• [Aim] Reproduce each line exactly.

• [Data extract]
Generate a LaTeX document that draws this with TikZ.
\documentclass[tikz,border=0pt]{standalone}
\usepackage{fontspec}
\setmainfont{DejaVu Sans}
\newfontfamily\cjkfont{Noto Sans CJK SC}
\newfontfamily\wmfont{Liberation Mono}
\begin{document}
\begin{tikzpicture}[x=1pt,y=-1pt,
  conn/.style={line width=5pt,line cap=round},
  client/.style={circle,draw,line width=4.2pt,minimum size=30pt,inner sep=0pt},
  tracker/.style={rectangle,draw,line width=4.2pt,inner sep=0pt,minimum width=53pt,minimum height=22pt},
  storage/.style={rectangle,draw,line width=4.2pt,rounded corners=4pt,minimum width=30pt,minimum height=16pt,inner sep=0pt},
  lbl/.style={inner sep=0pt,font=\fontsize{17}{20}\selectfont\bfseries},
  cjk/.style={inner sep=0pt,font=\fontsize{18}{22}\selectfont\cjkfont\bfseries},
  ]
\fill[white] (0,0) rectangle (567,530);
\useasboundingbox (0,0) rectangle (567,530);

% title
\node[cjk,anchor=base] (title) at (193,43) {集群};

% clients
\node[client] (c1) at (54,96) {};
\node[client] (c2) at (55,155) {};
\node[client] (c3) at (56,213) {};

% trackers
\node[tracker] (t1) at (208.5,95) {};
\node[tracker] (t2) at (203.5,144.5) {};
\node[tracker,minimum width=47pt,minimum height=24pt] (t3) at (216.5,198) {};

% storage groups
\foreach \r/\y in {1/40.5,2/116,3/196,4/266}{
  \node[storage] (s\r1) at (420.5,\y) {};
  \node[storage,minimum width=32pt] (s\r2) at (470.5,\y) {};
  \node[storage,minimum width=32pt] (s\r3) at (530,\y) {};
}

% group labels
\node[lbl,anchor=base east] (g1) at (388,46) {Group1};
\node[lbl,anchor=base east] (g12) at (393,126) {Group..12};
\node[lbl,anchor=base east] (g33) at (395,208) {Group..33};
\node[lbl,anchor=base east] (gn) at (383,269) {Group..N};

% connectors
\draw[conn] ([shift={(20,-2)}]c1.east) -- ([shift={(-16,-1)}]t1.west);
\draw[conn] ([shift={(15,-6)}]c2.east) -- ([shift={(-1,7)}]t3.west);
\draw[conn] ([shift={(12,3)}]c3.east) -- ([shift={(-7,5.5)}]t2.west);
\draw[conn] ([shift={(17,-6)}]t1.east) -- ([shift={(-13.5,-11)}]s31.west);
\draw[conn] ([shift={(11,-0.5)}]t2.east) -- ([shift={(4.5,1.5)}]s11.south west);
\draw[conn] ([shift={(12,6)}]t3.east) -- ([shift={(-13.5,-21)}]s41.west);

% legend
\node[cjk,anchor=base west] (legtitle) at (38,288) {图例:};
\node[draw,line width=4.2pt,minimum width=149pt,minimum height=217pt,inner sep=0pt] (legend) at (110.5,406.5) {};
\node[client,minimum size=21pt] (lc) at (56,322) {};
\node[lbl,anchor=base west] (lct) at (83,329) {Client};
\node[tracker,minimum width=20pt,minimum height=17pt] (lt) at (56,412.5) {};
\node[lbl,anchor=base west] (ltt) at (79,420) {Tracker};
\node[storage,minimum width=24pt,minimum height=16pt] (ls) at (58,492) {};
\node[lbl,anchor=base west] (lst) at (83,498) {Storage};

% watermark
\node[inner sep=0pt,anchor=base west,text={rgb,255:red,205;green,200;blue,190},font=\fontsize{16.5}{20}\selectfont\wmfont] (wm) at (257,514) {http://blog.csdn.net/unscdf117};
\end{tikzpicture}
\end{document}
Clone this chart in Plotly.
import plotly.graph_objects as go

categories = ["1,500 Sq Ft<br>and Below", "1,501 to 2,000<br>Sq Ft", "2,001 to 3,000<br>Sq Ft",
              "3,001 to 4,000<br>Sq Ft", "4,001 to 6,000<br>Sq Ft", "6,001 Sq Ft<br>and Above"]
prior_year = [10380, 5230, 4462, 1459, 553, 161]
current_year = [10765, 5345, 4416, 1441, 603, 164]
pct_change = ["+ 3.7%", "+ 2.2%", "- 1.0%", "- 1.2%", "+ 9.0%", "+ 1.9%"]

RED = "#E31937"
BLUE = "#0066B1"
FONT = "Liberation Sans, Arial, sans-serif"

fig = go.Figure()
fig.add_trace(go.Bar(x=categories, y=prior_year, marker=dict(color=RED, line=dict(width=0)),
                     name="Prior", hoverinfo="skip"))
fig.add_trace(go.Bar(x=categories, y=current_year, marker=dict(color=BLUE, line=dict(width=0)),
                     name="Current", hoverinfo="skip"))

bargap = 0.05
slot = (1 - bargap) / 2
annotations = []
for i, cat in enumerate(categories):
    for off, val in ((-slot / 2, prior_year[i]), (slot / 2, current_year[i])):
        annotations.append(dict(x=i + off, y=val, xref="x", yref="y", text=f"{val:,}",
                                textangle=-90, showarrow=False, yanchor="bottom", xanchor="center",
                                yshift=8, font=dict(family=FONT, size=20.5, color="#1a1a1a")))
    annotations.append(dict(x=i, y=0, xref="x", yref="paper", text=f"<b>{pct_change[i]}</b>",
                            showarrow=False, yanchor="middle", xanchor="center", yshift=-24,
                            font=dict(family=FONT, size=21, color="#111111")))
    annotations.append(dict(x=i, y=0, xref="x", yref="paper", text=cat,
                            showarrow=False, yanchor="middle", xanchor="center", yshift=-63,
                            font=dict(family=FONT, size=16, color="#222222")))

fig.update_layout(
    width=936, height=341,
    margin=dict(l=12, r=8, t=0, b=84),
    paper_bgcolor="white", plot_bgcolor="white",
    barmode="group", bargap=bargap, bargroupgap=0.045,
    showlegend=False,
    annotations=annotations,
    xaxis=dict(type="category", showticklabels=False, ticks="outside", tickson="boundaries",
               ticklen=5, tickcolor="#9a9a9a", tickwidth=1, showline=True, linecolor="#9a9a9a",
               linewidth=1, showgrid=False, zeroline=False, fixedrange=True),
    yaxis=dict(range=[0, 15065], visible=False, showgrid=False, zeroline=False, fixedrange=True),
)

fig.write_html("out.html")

• [Finished task]
Generate a LaTeX document that draws this with TikZ.
\documentclass[tikz,border=0pt]{standalone}
\usepackage{fontspec}
\setmainfont{DejaVu Sans}
\newfontfamily\cjkfont{Noto Sans CJK SC}
\newfontfamily\wmfont{Liberation Mono}
\begin{document}
\begin{tikzpicture}[x=1pt,y=-1pt,
  conn/.style={line width=5pt,line cap=round},
  client/.style={circle,draw,line width=4.2pt,minimum size=30pt,inner sep=0pt},
  tracker/.style={rectangle,draw,line width=4.2pt,inner sep=0pt,minimum width=53pt,minimum height=22pt},
  storage/.style={rectangle,draw,line width=4.2pt,rounded corners=4pt,minimum width=30pt,minimum height=16pt,inner sep=0pt},
  lbl/.style={inner sep=0pt,font=\fontsize{17}{20}\selectfont\bfseries},
  cjk/.style={inner sep=0pt,font=\fontsize{18}{22}\selectfont\cjkfont\bfseries},
  ]
\fill[white] (0,0) rectangle (567,530);
\useasboundingbox (0,0) rectangle (567,530);

% title
\node[cjk,anchor=base] (title) at (193,43) {集群};

% clients
\node[client] (c1) at (54,96) {};
\node[client] (c2) at (55,155) {};
\node[client] (c3) at (56,213) {};

% trackers
\node[tracker] (t1) at (208.5,95) {};
\node[tracker] (t2) at (203.5,144.5) {};
\node[tracker,minimum width=47pt,minimum height=24pt] (t3) at (216.5,198) {};

% storage groups
\foreach \r/\y in {1/40.5,2/116,3/196,4/266}{
  \node[storage] (s\r1) at (420.5,\y) {};
  \node[storage,minimum width=32pt] (s\r2) at (470.5,\y) {};
  \node[storage,minimum width=32pt] (s\r3) at (530,\y) {};
}

% group labels
\node[lbl,anchor=base east] (g1) at (388,46) {Group1};
\node[lbl,anchor=base east] (g12) at (393,126) {Group..12};
\node[lbl,anchor=base east] (g33) at (395,208) {Group..33};
\node[lbl,anchor=base east] (gn) at (383,269) {Group..N};

% connectors
\draw[conn] ([shift={(20,-2)}]c1.east) -- ([shift={(-16,-1)}]t1.west);
\draw[conn] ([shift={(15,-6)}]c2.east) -- ([shift={(-1,7)}]t3.west);
\draw[conn] ([shift={(12,3)}]c3.east) -- ([shift={(-7,5.5)}]t2.west);
\draw[conn] ([shift={(17,-6)}]t1.east) -- ([shift={(-13.5,-11)}]s31.west);
\draw[conn] ([shift={(11,-0.5)}]t2.east) -- ([shift={(4.5,1.5)}]s11.south west);
\draw[conn] ([shift={(12,6)}]t3.east) -- ([shift={(-13.5,-21)}]s41.west);

% legend
\node[cjk,anchor=base west] (legtitle) at (38,288) {图例:};
\node[draw,line width=4.2pt,minimum width=149pt,minimum height=217pt,inner sep=0pt] (legend) at (110.5,406.5) {};
\node[client,minimum size=21pt] (lc) at (56,322) {};
\node[lbl,anchor=base west] (lct) at (83,329) {Client};
\node[tracker,minimum width=20pt,minimum height=17pt] (lt) at (56,412.5) {};
\node[lbl,anchor=base west] (ltt) at (79,420) {Tracker};
\node[storage,minimum width=24pt,minimum height=16pt] (ls) at (58,492) {};
\node[lbl,anchor=base west] (lst) at (83,498) {Storage};

% watermark
\node[inner sep=0pt,anchor=base west,text={rgb,255:red,205;green,200;blue,190},font=\fontsize{16.5}{20}\selectfont\wmfont] (wm) at (257,514) {http://blog.csdn.net/unscdf117};
\end{tikzpicture}
\end{document}
Clone this chart in Plotly.
import plotly.graph_objects as go

categories = ["1,500 Sq Ft<br>and Below", "1,501 to 2,000<br>Sq Ft", "2,001 to 3,000<br>Sq Ft",
              "3,001 to 4,000<br>Sq Ft", "4,001 to 6,000<br>Sq Ft", "6,001 Sq Ft<br>and Above"]
prior_year = [10380, 5230, 4462, 1459, 553, 161]
current_year = [10765, 5345, 4416, 1441, 603, 164]
pct_change = ["+ 3.7%", "+ 2.2%", "- 1.0%", "- 1.2%", "+ 9.0%", "+ 1.9%"]

RED = "#E31937"
BLUE = "#0066B1"
FONT = "Liberation Sans, Arial, sans-serif"

fig = go.Figure()
fig.add_trace(go.Bar(x=categories, y=prior_year, marker=dict(color=RED, line=dict(width=0)),
                     name="Prior", hoverinfo="skip"))
fig.add_trace(go.Bar(x=categories, y=current_year, marker=dict(color=BLUE, line=dict(width=0)),
                     name="Current", hoverinfo="skip"))

bargap = 0.05
slot = (1 - bargap) / 2
annotations = []
for i, cat in enumerate(categories):
    for off, val in ((-slot / 2, prior_year[i]), (slot / 2, current_year[i])):
        annotations.append(dict(x=i + off, y=val, xref="x", yref="y", text=f"{val:,}",
                                textangle=-90, showarrow=False, yanchor="bottom", xanchor="center",
                                yshift=8, font=dict(family=FONT, size=20.5, color="#1a1a1a")))
    annotations.append(dict(x=i, y=0, xref="x", yref="paper", text=f"<b>{pct_change[i]}</b>",
                            showarrow=False, yanchor="middle", xanchor="center", yshift=-24,
                            font=dict(family=FONT, size=21, color="#111111")))
    annotations.append(dict(x=i, y=0, xref="x", yref="paper", text=cat,
                            showarrow=False, yanchor="middle", xanchor="center", yshift=-63,
                            font=dict(family=FONT, size=16, color="#222222")))

fig.update_layout(
    width=936, height=341,
    margin=dict(l=12, r=8, t=0, b=84),
    paper_bgcolor="white", plot_bgcolor="white",
    barmode="group", bargap=bargap, bargroupgap=0.045,
    showlegend=False,
    annotations=annotations,
    xaxis=dict(type="category", showticklabels=False, ticks="outside", tickson="boundaries",
               ticklen=5, tickcolor="#9a9a9a", tickwidth=1, showline=True, linecolor="#9a9a9a",
               linewidth=1, showgrid=False, zeroline=False, fixedrange=True),
    yaxis=dict(range=[0, 15065], visible=False, showgrid=False, zeroline=False, fixedrange=True),
)

fig.write_html("out.html")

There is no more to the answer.